▸ **Required task**: Do not repeat pictures. Repeat exactly the lines of the listing below from its first line through the line with "const gridTorques = [60, 70, 80, 90, 100, 110, 120];".

------------------------------------------------

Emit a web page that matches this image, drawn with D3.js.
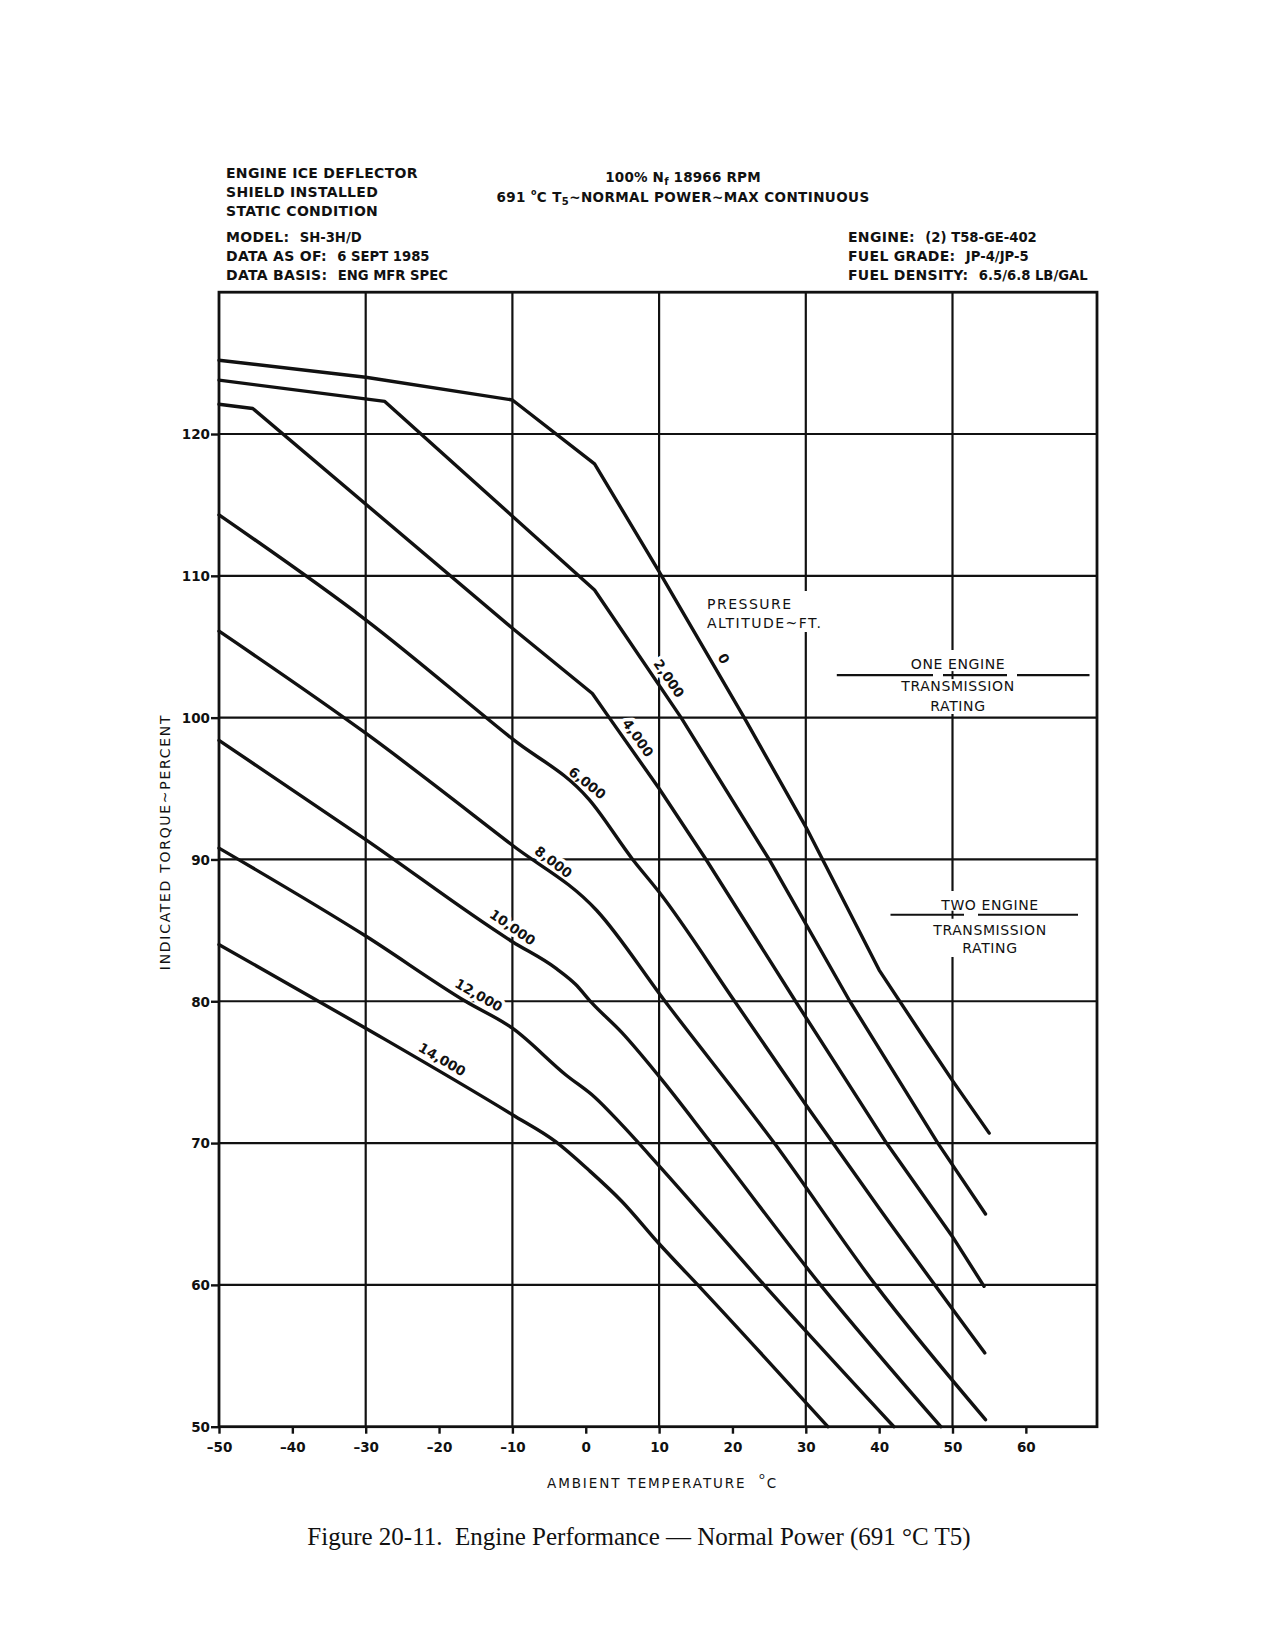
<!DOCTYPE html>
<html>
<head>
<meta charset="utf-8">
<script src="https://cdnjs.cloudflare.com/ajax/libs/d3/7.8.5/d3.min.js"></script>
<style>
  body { margin: 0; background: #fff; }
  svg { display: block; }
  .hdr { font-family: "DejaVu Sans", sans-serif; font-weight: bold; fill: #111; }
</style>
</head>
<body>
<svg id="chart" width="1275" height="1650"></svg>
<script>
// axis ticks
const tempTicks = [-50, -40, -30, -20, -10, 0, 10, 20, 30, 40, 50, 60];
const torqueTicks = [50, 60, 70, 80, 90, 100, 110, 120];
const gridTemps = [-30, -10, 10, 30, 50];
const gridTorques = [60, 70, 80, 90, 100, 110, 120];

// pressure altitude curves, [ambient temp degC, indicated torque %]
const alt0 = [[-50, 125.2], [-30, 124.0], [-10, 122.4], [1.2, 117.9], [10, 110.3], [21.6, 100], [30, 92.3], [40, 82.2], [46, 77.5], [50, 74.4], [55, 70.7]];
const alt2000 = [[-50, 123.8], [-27.4, 122.3], [1.2, 109.0], [13, 100], [25, 90], [36, 80], [48, 70], [54.5, 65]];
const alt4000 = [[-50, 122.1], [-45.4, 121.8], [-10, 106.3], [0.9, 101.7], [3.2, 100], [10, 95], [16.4, 90], [28.6, 80], [41, 70], [50, 63.4], [54.3, 59.9]];
const alt6000 = [[-50, 114.3], [-30, 106.9], [-10, 98.5], [0.5, 94.2], [6.4, 90], [10, 87.7], [20.3, 80], [30, 72.7], [40, 65.4], [54.4, 55.2]];
const alt8000 = [[-50, 106.1], [-30, 98.9], [-10, 91.0], [1.5, 86.4], [10.8, 80], [25.7, 70], [39.5, 60], [54.5, 50.5]];
const alt10000 = [[-50, 98.4], [-30, 91.4], [-10, 84.2], [-4, 82.3], [-1.4, 81.2], [0.8, 79.9], [4.9, 77.8], [10, 74.7], [17.1, 70], [32, 60], [48.4, 50]];
const alt12000 = [[-50, 90.8], [-30, 84.6], [-16.4, 80], [-10, 78.1], [-2.7, 74.8], [1.3, 73.2], [4.9, 71.3], [10, 68.4], [24.3, 60], [42, 50]];
const alt14000 = [[-50, 84.0], [-30, 78.1], [-10, 72.0], [-4.1, 70.1], [0.4, 68.1], [4.9, 65.9], [10, 62.9], [16, 59.6], [33, 50]];

const altitudeNames = ['0', '2,000', '4,000', '6,000', '8,000', '10,000', '12,000', '14,000'];
const altitudeCurves = [alt0, alt2000, alt4000, alt6000, alt8000, alt10000, alt12000, alt14000];
const labelTemps = [17.4, 10.0, 5.8, -0.8, -5.4, -10.9, -15.4, -20.4];
const sharpCurves = ['0', '2,000', '4,000'];

// transmission rating limits (% torque)
const ratingNames = [['ONE ENGINE', 'TRANSMISSION', 'RATING'], ['TWO ENGINE', 'TRANSMISSION', 'RATING']];
const ratingTorques = [103.0, 86.1];

const svg = d3.select('#chart');
svg.append('rect').attr('width', 1275).attr('height', 1650).attr('fill', '#fff');

const x = d3.scaleLinear().domain([-50, 69.7]).range([219, 1097]);
const y = d3.scaleLinear().domain([50, 130]).range([1426.7, 292.2]);

const plot = svg.append('g');

// grid
plot.append('g').selectAll('line').data(gridTemps).join('line')
    .attr('x1', d => x(d)).attr('x2', d => x(d))
    .attr('y1', y(130)).attr('y2', y(50))
    .attr('stroke', '#111').attr('stroke-width', 2.2);
plot.append('g').selectAll('line').data(gridTorques).join('line')
    .attr('x1', x(-50)).attr('x2', x(69.7))
    .attr('y1', d => y(d)).attr('y2', d => y(d))
    .attr('stroke', '#111').attr('stroke-width', 2.2);

// white boxes where notes interrupt the grid
const masks = [
    [703, 591, 128, 41],     // pressure altitude note
    [900, 650, 120, 64],     // one engine
    [925, 891, 125, 66]      // two engine
];
plot.append('g').selectAll('rect').data(masks).join('rect')
    .attr('x', d => d[0]).attr('y', d => d[1]).attr('width', d => d[2]).attr('height', d => d[3])
    .attr('fill', '#fff');

// frame
plot.append('rect')
    .attr('x', x(-50)).attr('y', y(130))
    .attr('width', x(69.7) - x(-50)).attr('height', y(50) - y(130))
    .attr('fill', 'none').attr('stroke', '#111').attr('stroke-width', 2.8);

// axes
const fmtTemp = d => d < 0 ? '\u2013' + (-d) : String(d);
const xAxis = svg.append('g').attr('transform', `translate(0,${y(50)})`)
    .call(d3.axisBottom(x).tickValues(tempTicks).tickSize(7).tickFormat(fmtTemp));
const yAxis = svg.append('g').attr('transform', `translate(${x(-50)},0)`)
    .call(d3.axisLeft(y).tickValues(torqueTicks).tickSize(8));
[xAxis, yAxis].forEach(a => {
    a.select('.domain').remove();
    a.selectAll('.tick line').attr('stroke', '#111').attr('stroke-width', 2.4);
    a.selectAll('.tick text')
        .attr('fill', '#111')
        .style('font-family', '"DejaVu Sans", sans-serif')
        .style('font-size', '13.5px')
        .style('font-weight', 'bold');
});
xAxis.selectAll('.tick text').attr('y', 25).attr('dy', 0);
yAxis.selectAll('.tick text').attr('x', -9).attr('dy', '0.36em');

// curve labels with white halo
const labels = svg.append('g');
altitudeCurves.forEach((pts, i) => {
    const t = labelTemps[i];
    let k = pts.findIndex(p => p[0] > t);
    if (k < 1) k = 1;
    const a = pts[k - 1], b = pts[k];
    const ax = x(a[0]), ay = y(a[1]), bx = x(b[0]), by = y(b[1]);
    const f = (t - a[0]) / (b[0] - a[0]);
    const px = ax + f * (bx - ax), py = ay + f * (by - ay);
    const ang = Math.atan2(by - ay, bx - ax);
    const off = 12;
    const cx = px + off * Math.sin(ang), cy = py - off * Math.cos(ang);
    labels.append('text')
        .attr('transform', `translate(${cx},${cy}) rotate(${ang * 180 / Math.PI})`)
        .attr('text-anchor', 'middle')
        .attr('dy', '0.36em')
        .attr('font-family', '"DejaVu Sans", sans-serif')
        .attr('font-size', 13.5)
        .attr('font-weight', 'bold')
        .attr('fill', '#111')
        .attr('stroke', '#fff').attr('stroke-width', 7)
        .attr('stroke-linejoin', 'round')
        .attr('paint-order', 'stroke')
        .text(altitudeNames[i]);
});

// curves
const curves = svg.append('g');
altitudeCurves.forEach((pts, i) => {
    const line = d3.line()
        .x(d => x(d[0])).y(d => y(d[1]))
        .curve(sharpCurves.includes(altitudeNames[i]) ? d3.curveLinear : d3.curveMonotoneX);
    curves.append('path')
        .attr('d', line(pts))
        .attr('fill', 'none').attr('stroke', '#111').attr('stroke-width', 3.4)
        .attr('stroke-linejoin', 'round').attr('stroke-linecap', 'round');
});

// transmission rating lines
const ratingSpans = [
    [[836.8, 933], [943, 1007], [1017, 1089.5]],
    [[890.5, 964], [978, 1078]]
];
const ratingCenters = [958, 990];
ratingTorques.forEach((q, i) => {
    const g = svg.append('g');
    ratingSpans[i].forEach(s => {
        g.append('line').attr('x1', s[0]).attr('x2', s[1]).attr('y1', y(q)).attr('y2', y(q))
            .attr('stroke', '#111').attr('stroke-width', 2.2);
    });
    g.append('line').attr('x1', x(50)).attr('x2', x(50)).attr('y1', y(q) - 4).attr('y2', y(q) + 4)
        .attr('stroke', '#111').attr('stroke-width', 2);
    const base = y(q);
    const offs = i === 0 ? [-6, 16, 35.7] : [-5, 20, 38.7];
    ratingNames[i].forEach((s, j) => {
        g.append('text')
            .attr('x', ratingCenters[i]).attr('y', base + offs[j])
            .attr('text-anchor', 'middle')
            .attr('font-family', '"DejaVu Sans", sans-serif')
            .attr('font-size', 14)
            .attr('letter-spacing', 0.6)
            .attr('fill', '#111')
            .text(s);
    });
});

// pressure altitude note
const note = svg.append('g')
    .attr('font-family', '"DejaVu Sans", sans-serif')
    .attr('font-size', 14).attr('letter-spacing', 1.5).attr('fill', '#111');
note.append('text').attr('x', 707).attr('y', 608.5).text('PRESSURE');
note.append('text').attr('x', 707).attr('y', 628).text('ALTITUDE~FT.');

// axis titles
svg.append('text')
    .attr('transform', 'translate(170,842) rotate(-90)')
    .attr('text-anchor', 'middle')
    .attr('font-family', '"DejaVu Sans", sans-serif')
    .attr('font-size', 14).attr('letter-spacing', 1.7).attr('fill', '#111')
    .text('INDICATED TORQUE~PERCENT');

const xt = svg.append('text')
    .attr('x', 547).attr('y', 1488)
    .attr('font-family', '"DejaVu Sans", sans-serif')
    .attr('font-size', 13.5).attr('letter-spacing', 1.9).attr('fill', '#111')
    .style('white-space', 'pre');
xt.append('tspan').text('AMBIENT TEMPERATURE  ');
xt.append('tspan').attr('dy', -9).attr('font-size', 9.5).text('o');
xt.append('tspan').attr('dy', 9).text('C');

// caption
svg.append('text')
    .attr('x', 639).attr('y', 1545)
    .attr('text-anchor', 'middle')
    .attr('font-family', '"Liberation Serif", "Times New Roman", serif')
    .attr('font-size', 25).attr('fill', '#111')
    .style('white-space', 'pre')
    .text('Figure 20-11.  Engine Performance \u2014 Normal Power (691 \u00B0C T5)');

// header blocks
function headerLine(xp, yp, label, value) {
    const t = svg.append('text').attr('class', 'hdr')
        .attr('x', xp).attr('y', yp)
        .style('white-space', 'pre');
    t.append('tspan').attr('font-size', 14).attr('letter-spacing', 0.3).text(label);
    if (value) t.append('tspan').attr('font-size', 13.2).text(value);
    return t;
}
headerLine(226, 177.7, 'ENGINE ICE DEFLECTOR');
headerLine(226, 196.7, 'SHIELD INSTALLED');
headerLine(226, 216, 'STATIC CONDITION');
headerLine(226, 242, 'MODEL:  ', 'SH-3H/D');
headerLine(226, 261, 'DATA AS OF:  ', '6 SEPT 1985');
headerLine(226, 280, 'DATA BASIS:  ', 'ENG MFR SPEC');

headerLine(848, 242, 'ENGINE:  ', '(2) T58-GE-402');
headerLine(848, 261, 'FUEL GRADE:  ', 'JP-4/JP-5');
headerLine(848, 280, 'FUEL DENSITY:  ', '6.5/6.8 LB/GAL');

const c1 = svg.append('text').attr('class', 'hdr')
    .attr('x', 683).attr('y', 182).attr('text-anchor', 'middle')
    .attr('font-size', 13.5).attr('letter-spacing', 0.2).style('white-space', 'pre');
c1.append('tspan').text('100% N');
c1.append('tspan').attr('dy', 3).attr('font-size', 10).text('f');
c1.append('tspan').attr('dy', -3).text(' 18966 RPM');

const c2 = svg.append('text').attr('class', 'hdr')
    .attr('x', 683).attr('y', 202).attr('text-anchor', 'middle')
    .attr('font-size', 13.5).attr('letter-spacing', 0.4).style('white-space', 'pre');
c2.append('tspan').text('691 ');
c2.append('tspan').attr('dy', -7).attr('font-size', 8).text('o');
c2.append('tspan').attr('dy', 7).text('C T');
c2.append('tspan').attr('dy', 3).attr('font-size', 10).text('5');
c2.append('tspan').attr('dy', -3).text('~NORMAL POWER~MAX CONTINUOUS');
</script>
</body>
</html>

------------------------------------------------

▸ **Result for this exercise**:
Emit a web page that matches this image, drawn with D3.js.
<!DOCTYPE html>
<html>
<head>
<meta charset="utf-8">
<script src="https://cdnjs.cloudflare.com/ajax/libs/d3/7.8.5/d3.min.js"></script>
<style>
  body { margin: 0; background: #fff; }
  svg { display: block; }
  .hdr { font-family: "DejaVu Sans", sans-serif; font-weight: bold; fill: #111; }
</style>
</head>
<body>
<svg id="chart" width="1275" height="1650"></svg>
<script>
// axis ticks
const tempTicks = [-50, -40, -30, -20, -10, 0, 10, 20, 30, 40, 50, 60];
const torqueTicks = [50, 60, 70, 80, 90, 100, 110, 120];
const gridTemps = [-30, -10, 10, 30, 50];
const gridTorques = [60, 70, 80, 90, 100, 110, 120];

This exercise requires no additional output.